Seanan's Reminders for Surviving the Internet.

1. Remember that the thing you least want to have repeated is going to wind up being the one that that gets posted everywhere. The snarky off-handed comment or the bitchy update to your Facebook? The one you think only eight people will see? See, as soon as you think "at least only ____ will see this," it's time to re-think. It's okay to let it all out. Just consider whether you want to do it on a public forum, or via email or instant message to someone you trust.

2. It's not as private as you think it is. Blog posts, Twitter feeds, Facebook accounts, they're all a lot less secure than we like to think they are. People lose jobs because of pictures they put up on their Facebook. Authors lose readers because of things they say on their blogs. I am absolutely not saying "censor yourself into mashed potatoes." We are all people; we all have a right to the ball, and honestly, if you think I'm a freak because I love Disney and horror movies and chainsaws and frilly pink dresses and pumpkins and Halloween, you're probably right. We wouldn't have been good for each other anyway. But I've given serious thought to how much I wanted to share about all these things, and while I am absolutely honest, there are some things that just don't need to be shouted from the mountaintops.

3. Bridges burn easy, and they make a lovely light. We're all human here. If I stomp all over someone else's party, people will remember that. The person who was having the party is probably never going to want to invite me over again...and half their guests may well feel the same. When the person throwing that party is a professional in your chosen field, this is maybe not the best idea ever.
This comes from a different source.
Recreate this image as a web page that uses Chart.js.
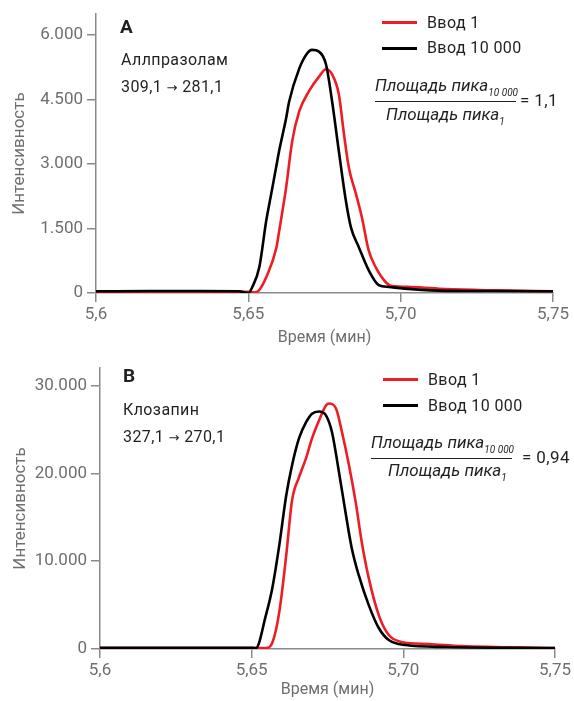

4. Tone doesn't always come through. I make a joke, you take offense and think I hate you forever. You make a snarky comment, I think it's hysterical and never leave you alone again. If people seem to be reacting to you in a way that is the opposite of what you expected, it may be time to step back and a) apologize for the confusion, followed by b) clarifying the situation. A vague disclaimer remains nobody's friend.

5. The Internet is forever. Keep it in mind.